That’s not how it’s done, Ms Tesheira
Today's Editorial | 1:01 pm
Published: March 13th, 2009
Today's Editorial | 1:01 pm
It is more than a little bit disingenuous for Minister of Finance Karen Tesheira to suggest that making a declaration to the Integrity Commission is sufficient to exculpate her from the allegation of having a conflict of interest in the bailout of Clico and the other parts of the CL Financial empire being salvaged with taxpayer dollars. The first point to be made is that the declaration made with the Integrity Commission, whatever it was, was not known to the public and remains unknown. For the population to be fully aware of such a declaration, it should have been made in Parliament or at a publicly held news conference. Second, the minister should then have made the declaration to a Cabinet meeting when the matter came to be discussed.
But there is another requirement to meet the gold standard and international best practice in such matters. Having declared such an interest in the matter, the minister would then have had to excuse herself from any Cabinet discussion and decision-making on the matter in question. The common and accepted practice in the courts, for instance, is for magistrates and judges, when faced with the possibility of a conflict of interest, to declare their hand and then recuse themselves from any involvement in the matter in which they have an interest. The expectation must be of a similar nature for a minister, more so a Minister of Finance. Also, there has been some effort to minimise the real value of the minister’s shareholding in Clico. That is absolutely beside the point; the value of the shares is not important to being seen to be involved in narrow self-interested decision-making.

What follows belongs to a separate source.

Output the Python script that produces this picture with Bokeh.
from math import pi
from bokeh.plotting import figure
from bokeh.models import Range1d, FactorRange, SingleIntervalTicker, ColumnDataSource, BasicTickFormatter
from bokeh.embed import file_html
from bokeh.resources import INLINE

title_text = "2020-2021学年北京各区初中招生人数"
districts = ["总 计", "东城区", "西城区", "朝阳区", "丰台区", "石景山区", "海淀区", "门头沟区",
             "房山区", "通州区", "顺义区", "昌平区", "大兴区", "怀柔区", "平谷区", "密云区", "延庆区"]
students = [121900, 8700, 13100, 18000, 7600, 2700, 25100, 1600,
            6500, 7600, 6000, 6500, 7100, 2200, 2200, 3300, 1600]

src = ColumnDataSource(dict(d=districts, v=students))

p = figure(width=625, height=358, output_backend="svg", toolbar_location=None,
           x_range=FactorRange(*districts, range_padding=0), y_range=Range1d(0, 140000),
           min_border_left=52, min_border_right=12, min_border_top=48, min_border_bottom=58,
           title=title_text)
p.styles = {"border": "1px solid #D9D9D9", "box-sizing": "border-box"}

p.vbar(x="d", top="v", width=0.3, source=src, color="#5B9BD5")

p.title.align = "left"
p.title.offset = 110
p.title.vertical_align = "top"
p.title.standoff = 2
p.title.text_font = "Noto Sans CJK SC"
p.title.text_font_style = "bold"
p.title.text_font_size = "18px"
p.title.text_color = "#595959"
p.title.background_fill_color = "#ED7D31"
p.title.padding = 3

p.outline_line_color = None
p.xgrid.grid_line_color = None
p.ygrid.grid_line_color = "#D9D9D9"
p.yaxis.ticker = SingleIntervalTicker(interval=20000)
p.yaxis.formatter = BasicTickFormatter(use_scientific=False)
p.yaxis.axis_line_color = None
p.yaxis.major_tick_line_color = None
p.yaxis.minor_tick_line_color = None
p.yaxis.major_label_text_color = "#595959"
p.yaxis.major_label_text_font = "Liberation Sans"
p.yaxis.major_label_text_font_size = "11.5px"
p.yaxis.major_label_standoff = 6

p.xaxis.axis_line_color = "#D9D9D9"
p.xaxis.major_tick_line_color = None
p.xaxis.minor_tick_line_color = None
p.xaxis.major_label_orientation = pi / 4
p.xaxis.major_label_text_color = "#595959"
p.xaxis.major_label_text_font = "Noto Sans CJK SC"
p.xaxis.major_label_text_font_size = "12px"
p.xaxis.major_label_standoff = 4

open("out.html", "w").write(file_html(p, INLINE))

But of course, as the news stories in this newspaper have calculated, the projected value of $11.7 million is not to be sneezed at, and if even that value is discounted by half, over $5 million is quite a substantial sum in any language. Moreover, if it is true that Minister Tesheira received over $31,000 in dividends on her investment in January, that is not chicken feed. Similarly disingenuous is the response of Prime Minister Patrick Manning in attempting to make as if it is “no big thing,” this business of holding shares in the company and making decisions to salvage the company with public monies. The Prime Minister’s off-the-cuff contention that half his Cabinet has annuities and other kinds of policies with Clico is as big a red herring as you can catch in the sea.
One, owning shares in a private company is very different to being a policyholder. Two, as far as has been made public, it has been the Minister of Finance who has been working directly with the Central Bank on the bailout programme, not any other Cabinet members. The whole spirit of the Integrity in Public Life Act is based not merely on the tenets of the legislation but also on public perception: there must not be a scintilla of evidence which could possibly suggest that a public official could, in any way, benefit directly and personally from making public policy decisions.
The Code of Conduct in the Act at 24-2 (a) states very clearly such public officers “shall not use his office for the improper advancement of his own or his family’s personal financial interest or the interest of any person.”
Further, the Code at 23 (c) requires that the person in public office “arrange his private interests, whether pecuniary or otherwise, in such a manner as to maintain public confidence in his integrity.” Now these are clear indications both from the letter of the law and the spirit of it. We leave it up to our readers to make decisions based on the uncontroverted facts as reported in the Guardian.